Would you transcribe the listing that follows, character for character, and omit its images?

■ SUPPLIED DATA ■

[START]

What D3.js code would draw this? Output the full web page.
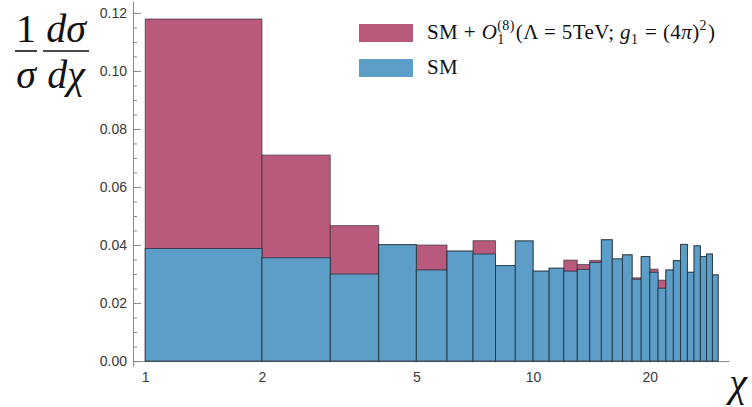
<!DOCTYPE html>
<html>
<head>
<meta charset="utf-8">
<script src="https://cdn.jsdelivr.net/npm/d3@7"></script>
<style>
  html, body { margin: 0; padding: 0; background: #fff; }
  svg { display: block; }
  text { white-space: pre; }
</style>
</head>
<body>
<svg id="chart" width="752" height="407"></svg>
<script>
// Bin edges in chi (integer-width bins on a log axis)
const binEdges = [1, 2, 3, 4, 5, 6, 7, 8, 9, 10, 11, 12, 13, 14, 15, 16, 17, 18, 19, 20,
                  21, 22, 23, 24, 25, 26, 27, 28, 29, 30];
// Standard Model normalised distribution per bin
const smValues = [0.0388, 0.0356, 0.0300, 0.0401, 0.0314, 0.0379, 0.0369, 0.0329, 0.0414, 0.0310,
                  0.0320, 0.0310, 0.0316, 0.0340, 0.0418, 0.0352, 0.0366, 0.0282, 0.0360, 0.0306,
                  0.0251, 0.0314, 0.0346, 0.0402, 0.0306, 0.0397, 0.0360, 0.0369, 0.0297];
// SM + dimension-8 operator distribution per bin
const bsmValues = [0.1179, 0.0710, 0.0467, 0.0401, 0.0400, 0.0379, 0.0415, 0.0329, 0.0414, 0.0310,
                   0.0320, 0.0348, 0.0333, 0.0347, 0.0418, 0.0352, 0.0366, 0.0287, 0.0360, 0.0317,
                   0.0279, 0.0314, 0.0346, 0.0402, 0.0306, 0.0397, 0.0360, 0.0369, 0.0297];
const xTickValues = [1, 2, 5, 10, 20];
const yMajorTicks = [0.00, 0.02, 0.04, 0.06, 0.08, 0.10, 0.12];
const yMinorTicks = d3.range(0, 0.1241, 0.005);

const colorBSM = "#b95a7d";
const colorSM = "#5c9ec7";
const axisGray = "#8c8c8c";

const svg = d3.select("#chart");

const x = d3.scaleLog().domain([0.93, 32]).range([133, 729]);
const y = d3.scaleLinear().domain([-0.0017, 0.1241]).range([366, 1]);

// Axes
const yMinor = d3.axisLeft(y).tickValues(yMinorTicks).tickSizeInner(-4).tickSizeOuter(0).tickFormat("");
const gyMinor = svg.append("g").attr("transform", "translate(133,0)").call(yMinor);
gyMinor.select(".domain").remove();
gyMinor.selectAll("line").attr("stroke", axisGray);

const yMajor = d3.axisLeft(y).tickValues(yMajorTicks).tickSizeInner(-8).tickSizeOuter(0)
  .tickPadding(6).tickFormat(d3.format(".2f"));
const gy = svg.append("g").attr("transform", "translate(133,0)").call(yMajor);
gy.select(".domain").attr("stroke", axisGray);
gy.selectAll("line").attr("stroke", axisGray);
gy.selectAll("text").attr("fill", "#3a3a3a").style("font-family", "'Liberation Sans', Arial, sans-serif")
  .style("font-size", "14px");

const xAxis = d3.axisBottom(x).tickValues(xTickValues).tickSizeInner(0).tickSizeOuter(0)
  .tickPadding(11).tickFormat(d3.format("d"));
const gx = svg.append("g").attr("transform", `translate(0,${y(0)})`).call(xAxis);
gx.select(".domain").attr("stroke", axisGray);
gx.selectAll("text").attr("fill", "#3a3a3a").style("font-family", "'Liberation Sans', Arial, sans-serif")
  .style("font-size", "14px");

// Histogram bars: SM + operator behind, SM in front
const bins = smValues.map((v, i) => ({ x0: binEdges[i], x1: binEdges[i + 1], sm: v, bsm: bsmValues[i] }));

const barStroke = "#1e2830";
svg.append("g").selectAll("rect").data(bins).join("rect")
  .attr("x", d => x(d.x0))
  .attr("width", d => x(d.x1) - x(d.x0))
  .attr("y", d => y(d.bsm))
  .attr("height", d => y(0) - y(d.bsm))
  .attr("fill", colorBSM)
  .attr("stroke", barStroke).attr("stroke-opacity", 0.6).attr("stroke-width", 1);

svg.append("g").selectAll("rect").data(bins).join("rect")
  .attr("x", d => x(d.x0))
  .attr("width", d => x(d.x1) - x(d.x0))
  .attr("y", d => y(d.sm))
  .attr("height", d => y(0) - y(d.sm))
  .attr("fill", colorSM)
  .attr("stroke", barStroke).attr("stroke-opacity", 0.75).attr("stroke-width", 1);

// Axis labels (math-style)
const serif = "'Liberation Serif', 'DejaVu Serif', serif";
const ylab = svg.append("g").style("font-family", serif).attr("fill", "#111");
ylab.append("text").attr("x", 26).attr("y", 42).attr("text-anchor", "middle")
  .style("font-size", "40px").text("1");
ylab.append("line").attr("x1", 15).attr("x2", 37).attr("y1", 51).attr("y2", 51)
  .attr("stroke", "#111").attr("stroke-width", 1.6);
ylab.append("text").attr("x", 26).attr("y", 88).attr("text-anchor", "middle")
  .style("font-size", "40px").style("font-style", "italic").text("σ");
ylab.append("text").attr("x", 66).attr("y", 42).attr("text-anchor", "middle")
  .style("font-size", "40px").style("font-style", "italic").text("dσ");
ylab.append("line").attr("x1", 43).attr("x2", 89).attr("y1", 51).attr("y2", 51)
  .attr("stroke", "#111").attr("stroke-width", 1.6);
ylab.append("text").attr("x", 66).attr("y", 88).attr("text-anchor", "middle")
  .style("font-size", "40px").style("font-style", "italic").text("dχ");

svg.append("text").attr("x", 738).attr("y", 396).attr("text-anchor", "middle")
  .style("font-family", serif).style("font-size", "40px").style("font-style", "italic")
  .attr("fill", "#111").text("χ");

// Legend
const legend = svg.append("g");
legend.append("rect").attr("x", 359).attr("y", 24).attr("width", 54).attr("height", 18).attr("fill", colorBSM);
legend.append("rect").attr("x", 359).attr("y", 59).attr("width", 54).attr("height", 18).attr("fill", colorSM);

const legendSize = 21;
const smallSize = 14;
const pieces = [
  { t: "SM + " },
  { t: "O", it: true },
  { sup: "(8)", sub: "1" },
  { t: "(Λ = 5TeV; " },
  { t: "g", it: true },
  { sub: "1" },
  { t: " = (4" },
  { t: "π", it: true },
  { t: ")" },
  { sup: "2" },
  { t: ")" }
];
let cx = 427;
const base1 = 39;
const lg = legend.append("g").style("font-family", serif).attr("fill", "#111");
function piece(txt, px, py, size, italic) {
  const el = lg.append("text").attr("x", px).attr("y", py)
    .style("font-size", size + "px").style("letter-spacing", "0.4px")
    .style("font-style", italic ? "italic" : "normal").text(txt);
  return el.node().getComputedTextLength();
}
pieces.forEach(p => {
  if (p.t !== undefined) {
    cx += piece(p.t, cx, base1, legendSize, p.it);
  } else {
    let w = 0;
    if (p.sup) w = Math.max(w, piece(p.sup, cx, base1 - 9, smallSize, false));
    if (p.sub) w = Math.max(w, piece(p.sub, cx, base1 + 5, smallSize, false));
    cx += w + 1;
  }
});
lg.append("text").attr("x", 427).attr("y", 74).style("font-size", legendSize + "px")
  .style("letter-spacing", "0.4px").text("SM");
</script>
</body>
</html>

[END]

■ EXERCISE SOLUTION ■
What D3.js code would draw this? Output the full web page.
<!DOCTYPE html>
<html>
<head>
<meta charset="utf-8">
<script src="https://cdn.jsdelivr.net/npm/d3@7"></script>
<style>
  html, body { margin: 0; padding: 0; background: #fff; }
  svg { display: block; }
  text { white-space: pre; }
</style>
</head>
<body>
<svg id="chart" width="752" height="407"></svg>
<script>
// Bin edges in chi (integer-width bins on a log axis)
const binEdges = [1, 2, 3, 4, 5, 6, 7, 8, 9, 10, 11, 12, 13, 14, 15, 16, 17, 18, 19, 20,
                  21, 22, 23, 24, 25, 26, 27, 28, 29, 30];
// Standard Model normalised distribution per bin
const smValues = [0.0388, 0.0356, 0.0300, 0.0401, 0.0314, 0.0379, 0.0369, 0.0329, 0.0414, 0.0310,
                  0.0320, 0.0310, 0.0316, 0.0340, 0.0418, 0.0352, 0.0366, 0.0282, 0.0360, 0.0306,
                  0.0251, 0.0314, 0.0346, 0.0402, 0.0306, 0.0397, 0.0360, 0.0369, 0.0297];
// SM + dimension-8 operator distribution per bin
const bsmValues = [0.1179, 0.0710, 0.0467, 0.0401, 0.0400, 0.0379, 0.0415, 0.0329, 0.0414, 0.0310,
                   0.0320, 0.0348, 0.0333, 0.0347, 0.0418, 0.0352, 0.0366, 0.0287, 0.0360, 0.0317,
                   0.0279, 0.0314, 0.0346, 0.0402, 0.0306, 0.0397, 0.0360, 0.0369, 0.0297];
const xTickValues = [1, 2, 5, 10, 20];
const yMajorTicks = [0.00, 0.02, 0.04, 0.06, 0.08, 0.10, 0.12];
const yMinorTicks = d3.range(0, 0.1241, 0.005);

const colorBSM = "#b95a7d";
const colorSM = "#5c9ec7";
const axisGray = "#8c8c8c";

const svg = d3.select("#chart");

const x = d3.scaleLog().domain([0.93, 32]).range([133, 729]);
const y = d3.scaleLinear().domain([-0.0017, 0.1241]).range([366, 1]);

// Axes
const yMinor = d3.axisLeft(y).tickValues(yMinorTicks).tickSizeInner(-4).tickSizeOuter(0).tickFormat("");
const gyMinor = svg.append("g").attr("transform", "translate(133,0)").call(yMinor);
gyMinor.select(".domain").remove();
gyMinor.selectAll("line").attr("stroke", axisGray);

const yMajor = d3.axisLeft(y).tickValues(yMajorTicks).tickSizeInner(-8).tickSizeOuter(0)
  .tickPadding(6).tickFormat(d3.format(".2f"));
const gy = svg.append("g").attr("transform", "translate(133,0)").call(yMajor);
gy.select(".domain").attr("stroke", axisGray);
gy.selectAll("line").attr("stroke", axisGray);
gy.selectAll("text").attr("fill", "#3a3a3a").style("font-family", "'Liberation Sans', Arial, sans-serif")
  .style("font-size", "14px");

const xAxis = d3.axisBottom(x).tickValues(xTickValues).tickSizeInner(0).tickSizeOuter(0)
  .tickPadding(11).tickFormat(d3.format("d"));
const gx = svg.append("g").attr("transform", `translate(0,${y(0)})`).call(xAxis);
gx.select(".domain").attr("stroke", axisGray);
gx.selectAll("text").attr("fill", "#3a3a3a").style("font-family", "'Liberation Sans', Arial, sans-serif")
  .style("font-size", "14px");

// Histogram bars: SM + operator behind, SM in front
const bins = smValues.map((v, i) => ({ x0: binEdges[i], x1: binEdges[i + 1], sm: v, bsm: bsmValues[i] }));

const barStroke = "#1e2830";
svg.append("g").selectAll("rect").data(bins).join("rect")
  .attr("x", d => x(d.x0))
  .attr("width", d => x(d.x1) - x(d.x0))
  .attr("y", d => y(d.bsm))
  .attr("height", d => y(0) - y(d.bsm))
  .attr("fill", colorBSM)
  .attr("stroke", barStroke).attr("stroke-opacity", 0.6).attr("stroke-width", 1);

svg.append("g").selectAll("rect").data(bins).join("rect")
  .attr("x", d => x(d.x0))
  .attr("width", d => x(d.x1) - x(d.x0))
  .attr("y", d => y(d.sm))
  .attr("height", d => y(0) - y(d.sm))
  .attr("fill", colorSM)
  .attr("stroke", barStroke).attr("stroke-opacity", 0.75).attr("stroke-width", 1);

// Axis labels (math-style)
const serif = "'Liberation Serif', 'DejaVu Serif', serif";
const ylab = svg.append("g").style("font-family", serif).attr("fill", "#111");
ylab.append("text").attr("x", 26).attr("y", 42).attr("text-anchor", "middle")
  .style("font-size", "40px").text("1");
ylab.append("line").attr("x1", 15).attr("x2", 37).attr("y1", 51).attr("y2", 51)
  .attr("stroke", "#111").attr("stroke-width", 1.6);
ylab.append("text").attr("x", 26).attr("y", 88).attr("text-anchor", "middle")
  .style("font-size", "40px").style("font-style", "italic").text("σ");
ylab.append("text").attr("x", 66).attr("y", 42).attr("text-anchor", "middle")
  .style("font-size", "40px").style("font-style", "italic").text("dσ");
ylab.append("line").attr("x1", 43).attr("x2", 89).attr("y1", 51).attr("y2", 51)
  .attr("stroke", "#111").attr("stroke-width", 1.6);
ylab.append("text").attr("x", 66).attr("y", 88).attr("text-anchor", "middle")
  .style("font-size", "40px").style("font-style", "italic").text("dχ");

svg.append("text").attr("x", 738).attr("y", 396).attr("text-anchor", "middle")
  .style("font-family", serif).style("font-size", "40px").style("font-style", "italic")
  .attr("fill", "#111").text("χ");

// Legend
const legend = svg.append("g");
legend.append("rect").attr("x", 359).attr("y", 24).attr("width", 54).attr("height", 18).attr("fill", colorBSM);
legend.append("rect").attr("x", 359).attr("y", 59).attr("width", 54).attr("height", 18).attr("fill", colorSM);

const legendSize = 21;
const smallSize = 14;
const pieces = [
  { t: "SM + " },
  { t: "O", it: true },
  { sup: "(8)", sub: "1" },
  { t: "(Λ = 5TeV; " },
  { t: "g", it: true },
  { sub: "1" },
  { t: " = (4" },
  { t: "π", it: true },
  { t: ")" },
  { sup: "2" },
  { t: ")" }
];
let cx = 427;
const base1 = 39;
const lg = legend.append("g").style("font-family", serif).attr("fill", "#111");
function piece(txt, px, py, size, italic) {
  const el = lg.append("text").attr("x", px).attr("y", py)
    .style("font-size", size + "px").style("letter-spacing", "0.4px")
    .style("font-style", italic ? "italic" : "normal").text(txt);
  return el.node().getComputedTextLength();
}
pieces.forEach(p => {
  if (p.t !== undefined) {
    cx += piece(p.t, cx, base1, legendSize, p.it);
  } else {
    let w = 0;
    if (p.sup) w = Math.max(w, piece(p.sup, cx, base1 - 9, smallSize, false));
    if (p.sub) w = Math.max(w, piece(p.sub, cx, base1 + 5, smallSize, false));
    cx += w + 1;
  }
});
lg.append("text").attr("x", 427).attr("y", 74).style("font-size", legendSize + "px")
  .style("letter-spacing", "0.4px").text("SM");
</script>
</body>
</html>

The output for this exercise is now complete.